Figure scripts =>
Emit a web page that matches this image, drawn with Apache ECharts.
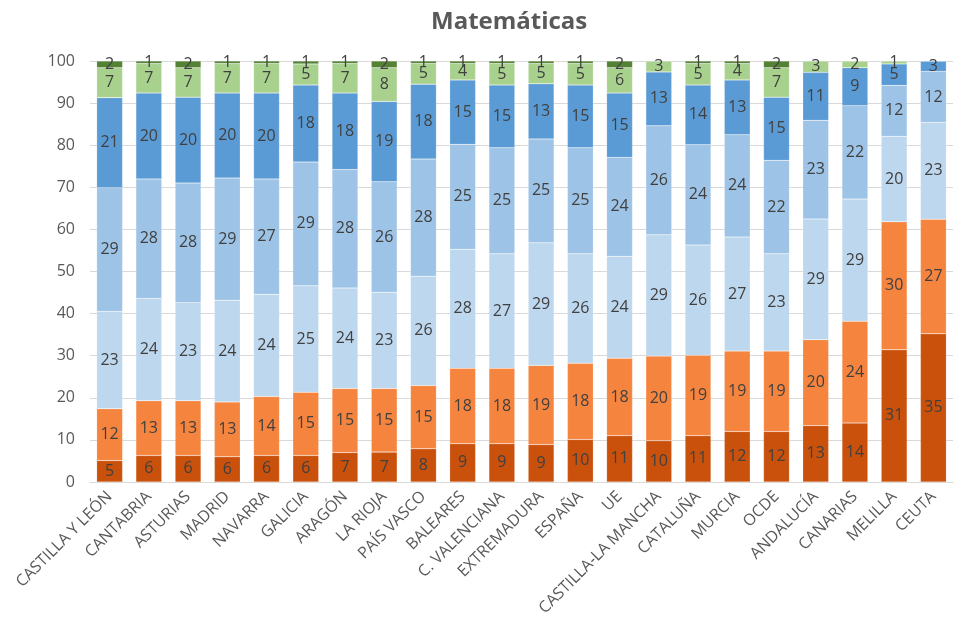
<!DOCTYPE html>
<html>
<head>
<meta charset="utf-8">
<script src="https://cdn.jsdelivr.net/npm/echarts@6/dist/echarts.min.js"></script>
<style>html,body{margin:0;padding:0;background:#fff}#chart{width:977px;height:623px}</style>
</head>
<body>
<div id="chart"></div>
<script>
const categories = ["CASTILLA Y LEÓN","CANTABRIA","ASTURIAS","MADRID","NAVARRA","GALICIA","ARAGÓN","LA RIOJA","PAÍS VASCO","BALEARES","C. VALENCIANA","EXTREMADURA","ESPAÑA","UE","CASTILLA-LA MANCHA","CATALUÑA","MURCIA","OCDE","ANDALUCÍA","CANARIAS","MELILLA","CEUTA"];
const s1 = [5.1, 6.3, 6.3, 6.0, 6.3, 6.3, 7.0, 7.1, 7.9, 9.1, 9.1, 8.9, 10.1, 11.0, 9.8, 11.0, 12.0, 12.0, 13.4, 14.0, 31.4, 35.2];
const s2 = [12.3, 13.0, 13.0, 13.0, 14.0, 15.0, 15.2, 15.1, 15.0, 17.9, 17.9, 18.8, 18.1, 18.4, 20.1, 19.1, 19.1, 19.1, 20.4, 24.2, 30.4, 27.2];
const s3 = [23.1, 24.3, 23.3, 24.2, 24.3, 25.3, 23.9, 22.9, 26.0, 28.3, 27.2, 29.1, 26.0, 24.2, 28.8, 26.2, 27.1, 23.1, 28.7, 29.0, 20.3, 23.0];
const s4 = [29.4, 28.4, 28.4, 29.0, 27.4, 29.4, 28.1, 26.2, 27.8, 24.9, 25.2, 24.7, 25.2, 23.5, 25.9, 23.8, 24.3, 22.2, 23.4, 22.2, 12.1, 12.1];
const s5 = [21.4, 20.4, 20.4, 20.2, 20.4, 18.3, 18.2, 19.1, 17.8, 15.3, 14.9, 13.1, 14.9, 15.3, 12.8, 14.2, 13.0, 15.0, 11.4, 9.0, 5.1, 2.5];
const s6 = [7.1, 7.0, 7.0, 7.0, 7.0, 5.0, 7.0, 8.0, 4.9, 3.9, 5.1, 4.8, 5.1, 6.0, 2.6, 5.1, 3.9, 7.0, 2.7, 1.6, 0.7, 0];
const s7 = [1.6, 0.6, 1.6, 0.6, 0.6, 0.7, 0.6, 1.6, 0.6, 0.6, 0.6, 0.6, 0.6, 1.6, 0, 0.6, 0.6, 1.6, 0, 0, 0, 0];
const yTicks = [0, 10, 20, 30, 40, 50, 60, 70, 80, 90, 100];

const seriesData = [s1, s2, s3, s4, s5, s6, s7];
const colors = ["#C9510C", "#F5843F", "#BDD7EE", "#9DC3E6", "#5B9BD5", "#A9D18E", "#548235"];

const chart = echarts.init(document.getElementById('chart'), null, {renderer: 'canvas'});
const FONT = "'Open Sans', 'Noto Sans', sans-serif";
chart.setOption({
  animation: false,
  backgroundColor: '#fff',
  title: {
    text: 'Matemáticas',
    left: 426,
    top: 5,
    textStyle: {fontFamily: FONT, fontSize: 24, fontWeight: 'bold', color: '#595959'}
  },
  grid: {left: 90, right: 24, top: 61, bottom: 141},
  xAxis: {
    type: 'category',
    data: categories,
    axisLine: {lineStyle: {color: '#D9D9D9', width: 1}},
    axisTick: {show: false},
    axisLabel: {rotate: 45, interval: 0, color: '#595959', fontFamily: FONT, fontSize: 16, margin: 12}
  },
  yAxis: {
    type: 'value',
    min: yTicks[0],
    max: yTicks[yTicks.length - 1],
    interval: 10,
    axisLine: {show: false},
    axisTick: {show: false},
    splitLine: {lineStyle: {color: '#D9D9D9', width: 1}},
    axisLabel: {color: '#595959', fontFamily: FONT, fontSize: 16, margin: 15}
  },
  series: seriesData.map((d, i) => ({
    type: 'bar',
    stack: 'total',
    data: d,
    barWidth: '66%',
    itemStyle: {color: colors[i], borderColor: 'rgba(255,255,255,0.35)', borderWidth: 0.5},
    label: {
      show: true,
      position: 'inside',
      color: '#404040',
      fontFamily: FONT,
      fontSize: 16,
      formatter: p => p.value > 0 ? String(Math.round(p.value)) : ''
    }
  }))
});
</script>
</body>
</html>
---
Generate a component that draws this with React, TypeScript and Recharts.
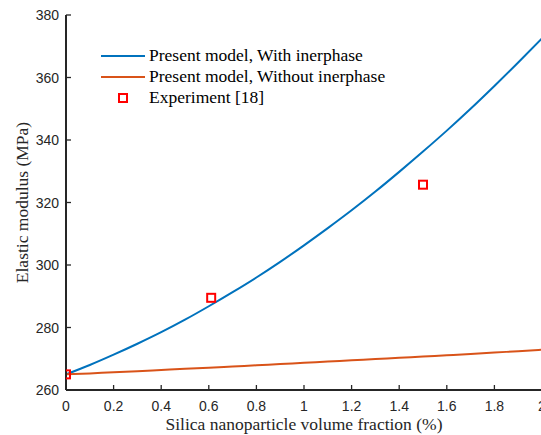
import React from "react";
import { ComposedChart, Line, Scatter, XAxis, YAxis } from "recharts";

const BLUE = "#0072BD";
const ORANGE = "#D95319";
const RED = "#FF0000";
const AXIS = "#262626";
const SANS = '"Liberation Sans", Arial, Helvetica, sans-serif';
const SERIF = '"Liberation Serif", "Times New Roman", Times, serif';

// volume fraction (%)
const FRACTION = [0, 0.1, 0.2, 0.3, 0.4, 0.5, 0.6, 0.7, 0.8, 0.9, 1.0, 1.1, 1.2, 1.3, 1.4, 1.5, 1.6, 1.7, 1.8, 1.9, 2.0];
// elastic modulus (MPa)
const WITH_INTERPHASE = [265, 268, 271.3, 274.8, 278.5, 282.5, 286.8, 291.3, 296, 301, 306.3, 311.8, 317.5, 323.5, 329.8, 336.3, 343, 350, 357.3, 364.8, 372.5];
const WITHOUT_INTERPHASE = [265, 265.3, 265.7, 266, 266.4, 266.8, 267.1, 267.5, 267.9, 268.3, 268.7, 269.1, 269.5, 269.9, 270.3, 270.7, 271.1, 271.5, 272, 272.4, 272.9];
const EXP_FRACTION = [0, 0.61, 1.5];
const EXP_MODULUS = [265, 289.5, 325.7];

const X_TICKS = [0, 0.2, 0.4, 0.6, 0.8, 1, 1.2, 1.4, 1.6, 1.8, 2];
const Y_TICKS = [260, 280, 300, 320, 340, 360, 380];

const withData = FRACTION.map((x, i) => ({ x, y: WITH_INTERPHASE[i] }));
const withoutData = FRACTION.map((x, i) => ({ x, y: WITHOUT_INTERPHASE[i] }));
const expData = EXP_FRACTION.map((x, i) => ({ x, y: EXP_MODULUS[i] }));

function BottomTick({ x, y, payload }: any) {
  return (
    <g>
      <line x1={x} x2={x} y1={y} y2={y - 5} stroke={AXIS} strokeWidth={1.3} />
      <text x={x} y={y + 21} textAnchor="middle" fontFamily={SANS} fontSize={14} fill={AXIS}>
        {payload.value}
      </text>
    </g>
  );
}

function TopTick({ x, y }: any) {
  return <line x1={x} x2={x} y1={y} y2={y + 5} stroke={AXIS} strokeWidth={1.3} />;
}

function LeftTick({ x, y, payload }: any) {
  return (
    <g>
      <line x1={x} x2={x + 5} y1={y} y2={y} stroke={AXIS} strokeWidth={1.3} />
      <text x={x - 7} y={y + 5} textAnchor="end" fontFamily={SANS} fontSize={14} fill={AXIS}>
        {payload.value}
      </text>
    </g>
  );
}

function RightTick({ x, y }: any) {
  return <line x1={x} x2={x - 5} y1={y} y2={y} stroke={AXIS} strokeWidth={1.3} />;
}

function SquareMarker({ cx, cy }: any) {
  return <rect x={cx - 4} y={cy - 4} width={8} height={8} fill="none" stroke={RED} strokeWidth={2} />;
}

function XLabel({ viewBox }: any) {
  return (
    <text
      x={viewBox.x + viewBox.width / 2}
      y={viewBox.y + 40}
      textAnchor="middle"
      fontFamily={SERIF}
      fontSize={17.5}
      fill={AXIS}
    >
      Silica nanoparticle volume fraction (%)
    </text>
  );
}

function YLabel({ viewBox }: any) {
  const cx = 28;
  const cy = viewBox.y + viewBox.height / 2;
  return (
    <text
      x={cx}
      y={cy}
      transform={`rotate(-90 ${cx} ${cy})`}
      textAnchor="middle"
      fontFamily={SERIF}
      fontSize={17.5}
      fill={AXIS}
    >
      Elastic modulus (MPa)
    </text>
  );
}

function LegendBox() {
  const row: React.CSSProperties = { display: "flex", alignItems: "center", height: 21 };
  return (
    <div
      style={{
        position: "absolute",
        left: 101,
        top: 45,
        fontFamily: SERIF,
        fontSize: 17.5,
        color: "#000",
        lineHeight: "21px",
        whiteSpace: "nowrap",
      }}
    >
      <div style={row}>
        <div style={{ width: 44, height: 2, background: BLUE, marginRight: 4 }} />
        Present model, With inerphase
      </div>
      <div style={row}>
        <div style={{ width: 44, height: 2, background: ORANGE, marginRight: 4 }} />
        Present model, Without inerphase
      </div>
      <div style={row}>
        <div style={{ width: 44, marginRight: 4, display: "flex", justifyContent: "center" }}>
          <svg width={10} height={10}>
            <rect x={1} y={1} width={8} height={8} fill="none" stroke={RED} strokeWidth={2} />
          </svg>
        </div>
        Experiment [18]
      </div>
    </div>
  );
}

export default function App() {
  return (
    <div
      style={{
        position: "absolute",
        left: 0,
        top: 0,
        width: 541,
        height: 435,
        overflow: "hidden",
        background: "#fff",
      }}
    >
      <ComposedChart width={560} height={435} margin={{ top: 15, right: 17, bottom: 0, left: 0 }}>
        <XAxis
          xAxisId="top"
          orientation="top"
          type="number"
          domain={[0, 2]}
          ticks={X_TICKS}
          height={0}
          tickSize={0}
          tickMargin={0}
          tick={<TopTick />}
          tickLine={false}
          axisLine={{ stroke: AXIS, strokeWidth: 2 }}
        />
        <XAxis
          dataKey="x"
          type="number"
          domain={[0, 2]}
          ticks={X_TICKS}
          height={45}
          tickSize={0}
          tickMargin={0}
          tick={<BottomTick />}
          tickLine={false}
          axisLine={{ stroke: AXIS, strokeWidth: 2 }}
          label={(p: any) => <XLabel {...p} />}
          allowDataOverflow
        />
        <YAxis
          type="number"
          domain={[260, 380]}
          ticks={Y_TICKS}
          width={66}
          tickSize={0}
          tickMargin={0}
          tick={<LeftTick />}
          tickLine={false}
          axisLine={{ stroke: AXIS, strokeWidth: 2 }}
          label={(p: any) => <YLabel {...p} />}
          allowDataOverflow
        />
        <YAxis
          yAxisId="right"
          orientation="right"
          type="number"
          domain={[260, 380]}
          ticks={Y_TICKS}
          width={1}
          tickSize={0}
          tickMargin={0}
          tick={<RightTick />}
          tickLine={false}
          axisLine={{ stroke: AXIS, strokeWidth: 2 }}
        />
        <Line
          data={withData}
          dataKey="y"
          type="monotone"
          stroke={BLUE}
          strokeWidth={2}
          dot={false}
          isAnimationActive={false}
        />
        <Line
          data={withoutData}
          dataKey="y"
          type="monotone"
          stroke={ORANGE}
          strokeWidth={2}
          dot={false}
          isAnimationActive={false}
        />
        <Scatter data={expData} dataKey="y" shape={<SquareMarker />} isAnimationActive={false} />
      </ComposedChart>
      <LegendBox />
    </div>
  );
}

PROBLEM TO SOLVE => Copy only the lines above from the one containing "Generate a component" through the one containing "Scatter, XAxis, YAxis", both included. Leave out the pictures.

FULL SOLUTION =>
Generate a component that draws this with React, TypeScript and Recharts.
import React from "react";
import { ComposedChart, Line, Scatter, XAxis, YAxis } from "recharts";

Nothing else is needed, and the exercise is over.